• [Aim of the exercise] For this exercise, output only the lines between the "Reproduce this chart with matplotlib." line and the "fig.savefig('out.png', dpi=100)" line, both of them included, and skip all pictures.

** start **

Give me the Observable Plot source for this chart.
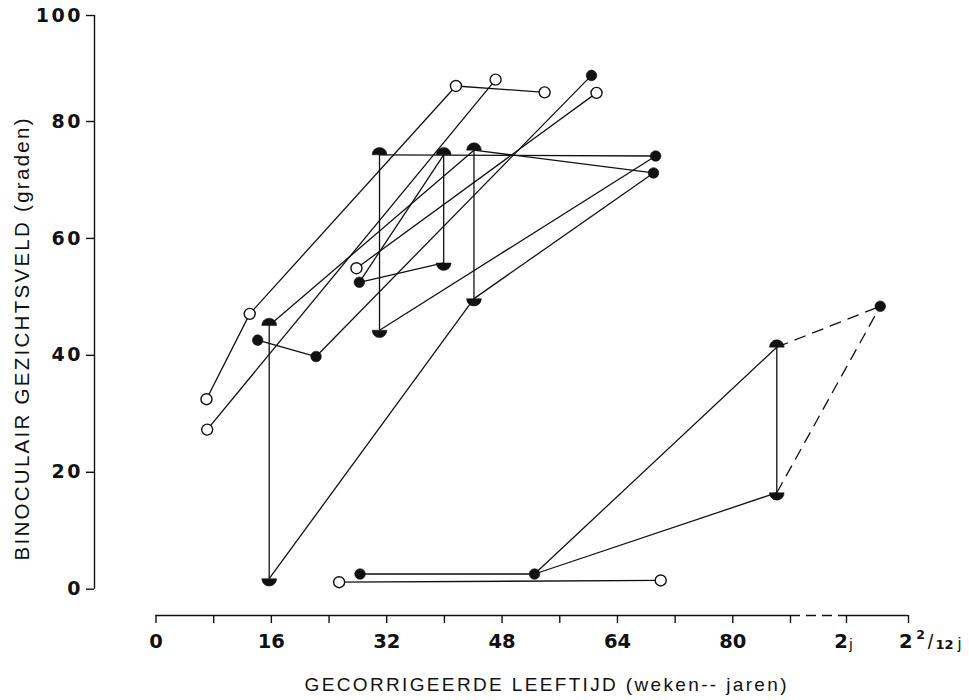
<!DOCTYPE html>
<html>
<head>
<meta charset="utf-8">
<script src="https://cdn.jsdelivr.net/npm/d3@7"></script>
<script src="https://cdn.jsdelivr.net/npm/@observablehq/plot@0.6"></script>
<style>
  body { margin: 0; background: #fff; }
  #chart svg { display: block; }
</style>
</head>
<body>
<div id="chart"></div>
<script>
// Measurement points: corrected age (weeks) and binocular visual field (degrees).
// kind: "open" = open circle, "filled" = filled circle,
//       "upper" = upper half disc, "lower" = lower half disc
const pointId = ["O1","O2","O3","O4","O5","O6","O7","O8","O9","O10",
                 "F1","F2","F3","F4","F5","F6","F7","F8","F9",
                 "D1","D2","D3","D4","D5",
                 "B1","B2","B3","B4","B5"];
const ageWeeks = [7.0, 7.1, 13.0, 27.8, 41.6, 47.1, 53.9, 61.1, 25.4, 70.0,
                  14.1, 22.2, 28.2, 60.4, 69.3, 69.0, 28.3, 52.5, 108.9,
                  15.7, 31.0, 39.9, 44.1, 86.1,
                  15.7, 31.0, 39.9, 44.1, 86.1];
const fieldDeg = [32.5, 27.3, 47.1, 54.9, 86.7, 87.9, 85.5, 85.4, 1.2, 1.5,
                  42.6, 39.8, 52.5, 88.7, 74.1, 71.2, 2.6, 2.6, 48.4,
                  45.1, 74.3, 74.3, 75.1, 41.4,
                  1.8, 44.3, 55.8, 49.7, 16.5];
const kind = ["open","open","open","open","open","open","open","open","open","open",
              "filled","filled","filled","filled","filled","filled","filled","filled","filled",
              "upper","upper","upper","upper","upper",
              "lower","lower","lower","lower","lower"];

// Connections between successive measurements of the same child
const solidLinks = [["O1","O3"],["O3","O5"],["O5","O7"],["O2","O6"],["O4","O8"],["O9","O10"],
                    ["F1","F2"],["F2","F4"],
                    ["F3","D3"],["F3","B3"],["D3","B3"],
                    ["D1","B1"],["D1","D4"],["B1","B4"],["D4","B4"],["D4","F6"],["B4","F6"],
                    ["D2","B2"],["D2","F5"],["B2","F5"],
                    ["F7","F8"],["F8","D5"],["F8","B5"],["D5","B5"]];
const dashedLinks = [["D5","F9"],["B5","F9"]];

// Axes
const yTicks = [0, 20, 40, 60, 80, 100];
const xTicks = [0, 8, 16, 24, 32, 40, 48, 56, 64, 72, 80, 88, 104, 113];
const xWeekLabels = [0, 16, 32, 48, 64, 80];
const xYear2 = 104;        // 2 jaar
const xYear2m2 = 113;      // 2 2/12 jaar
const xAxisSolid = [[0, 88], [104, 113]];
const xAxisDashed = [[88, 104]];
const xTitle = "GECORRIGEERDE LEEFTIJD (weken-- jaren)";
const yTitle = "BINOCULAIR GEZICHTSVELD (graden)";

const points = pointId.map((id, i) => ({id, age: ageWeeks[i], field: fieldDeg[i], kind: kind[i]}));
const byId = new Map(points.map(p => [p.id, p]));
const toSeg = ([a, b]) => ({x1: byId.get(a).age, y1: byId.get(a).field, x2: byId.get(b).age, y2: byId.get(b).field});

// half-disc symbols (flat side through the data point)
const upperHalf = {draw(ctx, size) {
  const r = Math.sqrt(size / Math.PI);
  ctx.moveTo(-r, 0); ctx.arc(0, 0, r, Math.PI, 2 * Math.PI); ctx.closePath();
}};
const lowerHalf = {draw(ctx, size) {
  const r = Math.sqrt(size / Math.PI);
  ctx.moveTo(r, 0); ctx.arc(0, 0, r, 0, Math.PI); ctx.closePath();
}};

const W = 969, H = 700;
const mLeft = 94, mBottom = 85;
const xRange = [155.5, 790, 846, 908];
const yRange = [588.7, 121, 15];
const axisDrop = (H - mBottom) - yRange[0];   // x axis sits below the zero level
const yAxisShift = mLeft - xRange[0];          // y axis sits left of week 0

const ink = "#111";
const numFont = "DejaVu Sans";
const txtFont = "Liberation Sans";

const chart = Plot.plot({
  width: W, height: H,
  marginTop: 15, marginRight: W - xRange[3], marginBottom: mBottom, marginLeft: mLeft,
  style: {background: "#fff", color: ink, overflow: "visible"},
  x: {type: "linear", domain: [0, 88, 104, 113], range: xRange, axis: null},
  y: {type: "linear", domain: [0, 80, 100], range: yRange, axis: null},
  marks: [
    // y axis
    Plot.ruleX([0], {y1: 0, y2: 100, dx: yAxisShift, stroke: ink, strokeWidth: 1.4}),
    Plot.axisY(yTicks, {anchor: "left", tickSize: 8, tickFormat: () => "", label: null, stroke: ink, strokeWidth: 1.4}),
    Plot.text(yTicks, {y: d => d, text: d => String(d), frameAnchor: "left", dx: -11.5, textAnchor: "end",
      fontFamily: numFont, fontWeight: "bold", fontSize: 19, fill: ink}),
    Plot.text([yTitle], {frameAnchor: "left", rotate: -90, textAnchor: "middle", dx: -72, dy: 24,
      fontFamily: txtFont, fontSize: 20.5, fill: ink}),

    // x axis (broken after 88 weeks)
    Plot.ruleY(xAxisSolid, {x1: d => d[0], x2: d => d[1], y: 0, dy: axisDrop, stroke: ink, strokeWidth: 1.4}),
    Plot.ruleY(xAxisDashed, {x1: d => d[0], x2: d => d[1], y: 0, dy: axisDrop, stroke: ink, strokeWidth: 1.4, strokeDasharray: "10,6"}),
    Plot.axisX(xTicks, {anchor: "bottom", tickSize: 8, tickFormat: () => "", label: null, stroke: ink, strokeWidth: 1.4}),
    Plot.text(xWeekLabels, {x: d => d, text: d => String(d), frameAnchor: "bottom", lineAnchor: "bottom", dy: 32.5,
      fontFamily: numFont, fontWeight: "bold", fontSize: 19.5, fill: ink}),
    Plot.text([xYear2], {x: d => d, text: () => "2", frameAnchor: "bottom", lineAnchor: "bottom", dy: 32.5, dx: -5.5,
      fontFamily: numFont, fontWeight: "bold", fontSize: 19.5, fill: ink}),
    Plot.text([xYear2], {x: d => d, text: () => "j", frameAnchor: "bottom", lineAnchor: "bottom", dy: 33, dx: 4.5,
      fontFamily: txtFont, fontSize: 15, fill: ink}),
    Plot.text([xYear2m2], {x: d => d, text: () => "2", frameAnchor: "bottom", lineAnchor: "bottom", dy: 32.5, dx: -2.6,
      fontFamily: numFont, fontWeight: "bold", fontSize: 19.5, fill: ink}),
    Plot.text([xYear2m2], {x: d => d, text: () => "2", frameAnchor: "bottom", lineAnchor: "bottom", dy: 23, dx: 12,
      fontFamily: numFont, fontWeight: "bold", fontSize: 12.5, fill: ink}),
    Plot.text([xYear2m2], {x: d => d, text: () => "/", frameAnchor: "bottom", lineAnchor: "bottom", dy: 33, dx: 22,
      fontFamily: txtFont, fontSize: 20, fill: ink}),
    Plot.text([xYear2m2], {x: d => d, text: () => "12", frameAnchor: "bottom", lineAnchor: "bottom", dy: 33, dx: 36,
      fontFamily: numFont, fontWeight: "bold", fontSize: 13, fill: ink}),
    Plot.text([xYear2m2], {x: d => d, text: () => "j", frameAnchor: "bottom", lineAnchor: "bottom", dy: 33, dx: 51,
      fontFamily: txtFont, fontSize: 16, fill: ink}),
    Plot.text([xTitle], {frameAnchor: "bottom", textAnchor: "middle", lineAnchor: "bottom", dx: 44, dy: 75,
      fontFamily: txtFont, fontSize: 19, fill: ink}),

    // connecting lines
    Plot.link(solidLinks.map(toSeg), {x1: "x1", y1: "y1", x2: "x2", y2: "y2", stroke: ink, strokeWidth: 1.3}),
    Plot.link(dashedLinks.map(toSeg), {x1: "x1", y1: "y1", x2: "x2", y2: "y2", stroke: ink, strokeWidth: 1.3, strokeDasharray: "12,7"}),

    // measurement symbols
    Plot.dot(points.filter(p => p.kind === "open"), {x: "age", y: "field", r: 5.5, fill: "#fff", stroke: ink, strokeWidth: 1.4}),
    Plot.dot(points.filter(p => p.kind === "filled"), {x: "age", y: "field", r: 5.3, fill: ink, stroke: ink, strokeWidth: 0.6}),
    Plot.dot(points.filter(p => p.kind === "upper"), {x: "age", y: "field", r: 7.4, symbol: upperHalf, fill: ink, stroke: ink, strokeWidth: 0.5}),
    Plot.dot(points.filter(p => p.kind === "lower"), {x: "age", y: "field", r: 7.4, symbol: lowerHalf, fill: ink, stroke: ink, strokeWidth: 0.5})
  ]
});

// spaced-out lettering of the axis titles and the value labels of the vertical axis
const svg = d3.select(chart);
svg.selectAll("text").each(function () {
  const t = this.textContent;
  if (t === yTitle) d3.select(this).attr("textLength", 442).attr("lengthAdjust", "spacing");
  else if (t === xTitle) d3.select(this).attr("textLength", 482).attr("lengthAdjust", "spacing");
  else if (this.parentNode && this.parentNode.getAttribute("text-anchor") === "end") d3.select(this).style("letter-spacing", "2.5px");
});

document.getElementById("chart").appendChild(chart);
</script>
</body>
</html>
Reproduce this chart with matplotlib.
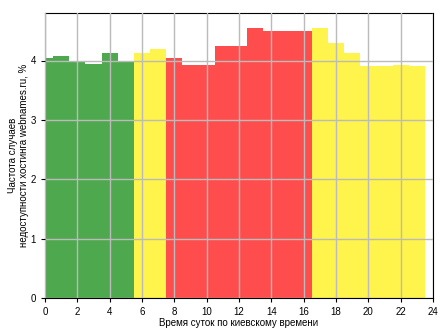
import matplotlib
matplotlib.use('Agg')
import matplotlib.pyplot as plt

plt.rcParams['font.family'] = ['Liberation Sans', 'DejaVu Sans']

hours = list(range(24))
values = [4.05, 4.08, 3.97, 3.94, 4.13, 4.00, 4.12, 4.20, 4.05, 3.92, 3.93, 4.24,
          4.25, 4.55, 4.49, 4.49, 4.49, 4.55, 4.30, 4.12, 3.90, 3.90, 3.92, 3.90]
zones = ['g'] * 6 + ['y'] * 2 + ['r'] * 9 + ['y'] * 7

palette = {'g': '#4ea84e', 'y': '#fff44b', 'r': '#ff4d4d'}

fig = plt.figure(figsize=(4.48, 3.36), dpi=100)
ax = fig.add_axes([45 / 448, 38 / 336, 388 / 448, 285 / 336])
ax.bar(hours, values, width=1.0, color=[palette[z] for z in zones], zorder=2)

ax.set_xlim(0, 24)
ax.set_ylim(0, 4.8)
ax.set_xticks(range(0, 25, 2))
ax.set_yticks(range(0, 5))
ax.grid(True, color='#bbbbbb', linewidth=1, zorder=3)
ax.set_axisbelow(False)
ax.tick_params(labelsize=7, length=3)
ax.set_xlabel('Время суток по киевскому времени', fontsize=7, labelpad=1)
ax.set_ylabel('Частота случаев\nнедоступности хостинга webnames.ru, %', fontsize=7, labelpad=1)

fig.savefig('out.png', dpi=100)
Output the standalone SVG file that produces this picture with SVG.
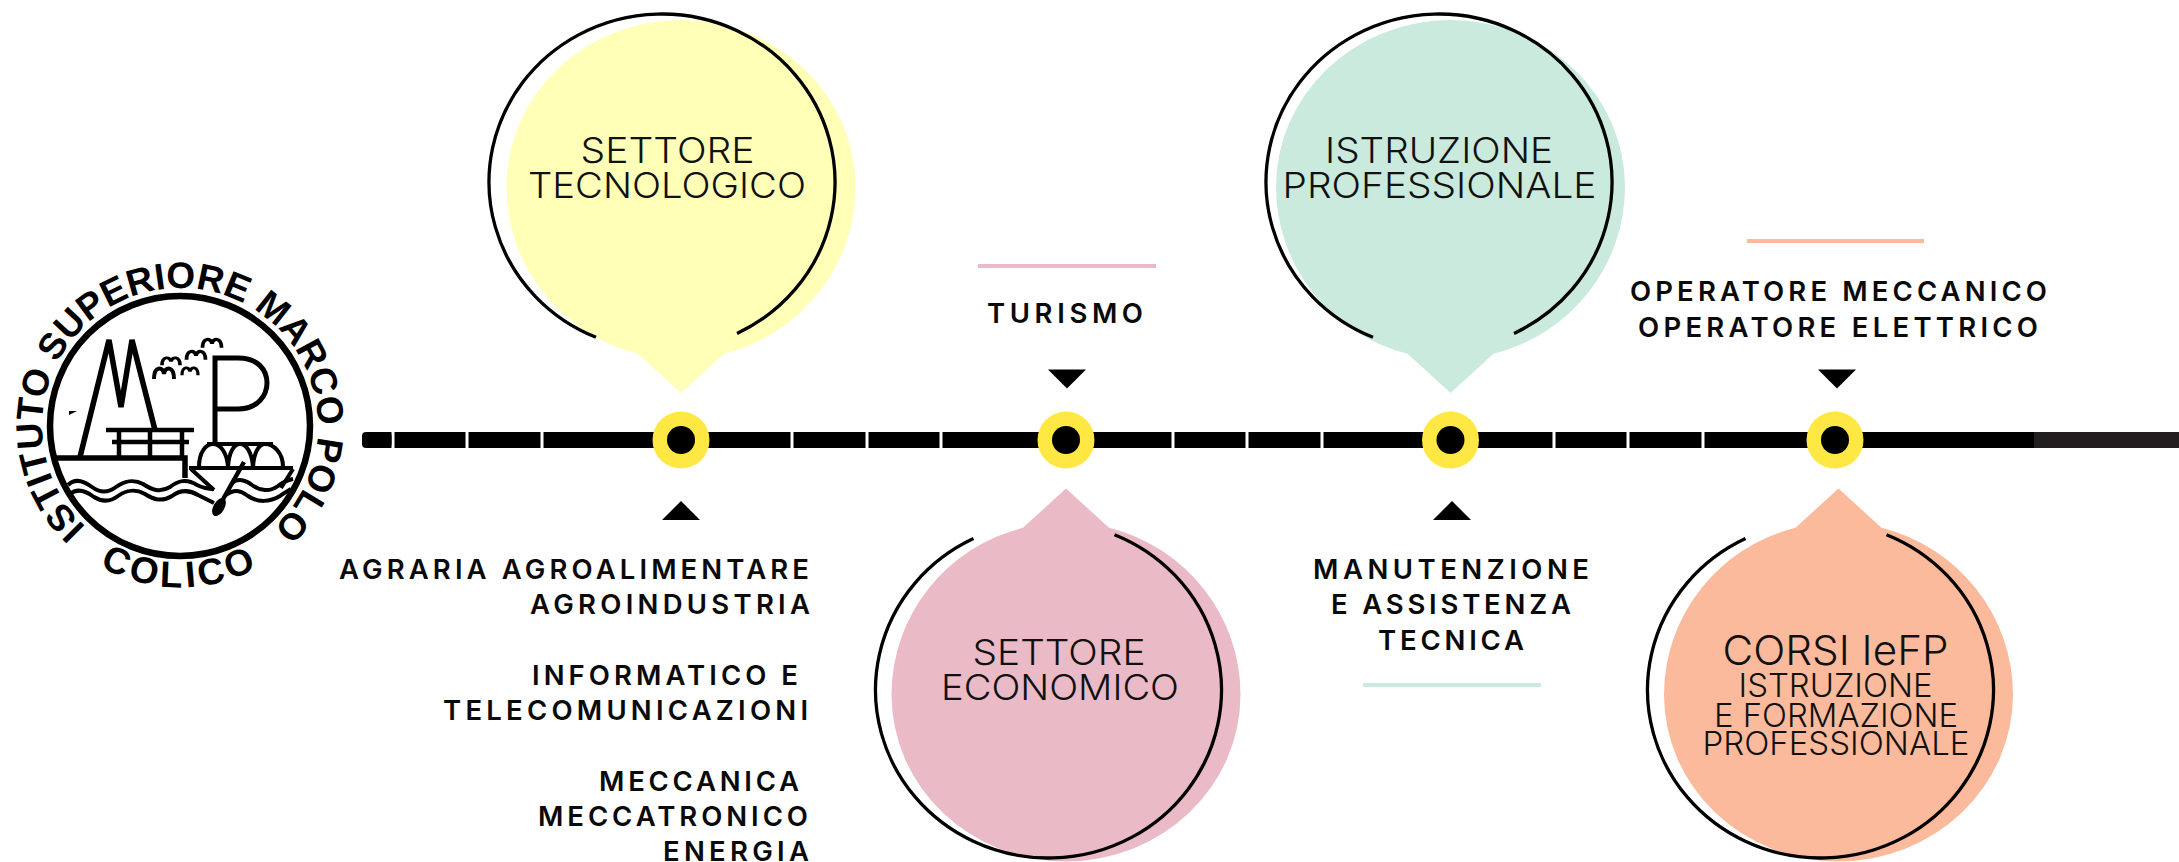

** end **

• [Exercise response]
Reproduce this chart with matplotlib.
import matplotlib
matplotlib.use('Agg')
import matplotlib.pyplot as plt

plt.rcParams['font.family'] = ['Liberation Sans', 'DejaVu Sans']

hours = list(range(24))
values = [4.05, 4.08, 3.97, 3.94, 4.13, 4.00, 4.12, 4.20, 4.05, 3.92, 3.93, 4.24,
          4.25, 4.55, 4.49, 4.49, 4.49, 4.55, 4.30, 4.12, 3.90, 3.90, 3.92, 3.90]
zones = ['g'] * 6 + ['y'] * 2 + ['r'] * 9 + ['y'] * 7

palette = {'g': '#4ea84e', 'y': '#fff44b', 'r': '#ff4d4d'}

fig = plt.figure(figsize=(4.48, 3.36), dpi=100)
ax = fig.add_axes([45 / 448, 38 / 336, 388 / 448, 285 / 336])
ax.bar(hours, values, width=1.0, color=[palette[z] for z in zones], zorder=2)

ax.set_xlim(0, 24)
ax.set_ylim(0, 4.8)
ax.set_xticks(range(0, 25, 2))
ax.set_yticks(range(0, 5))
ax.grid(True, color='#bbbbbb', linewidth=1, zorder=3)
ax.set_axisbelow(False)
ax.tick_params(labelsize=7, length=3)
ax.set_xlabel('Время суток по киевскому времени', fontsize=7, labelpad=1)
ax.set_ylabel('Частота случаев\nнедоступности хостинга webnames.ru, %', fontsize=7, labelpad=1)

fig.savefig('out.png', dpi=100)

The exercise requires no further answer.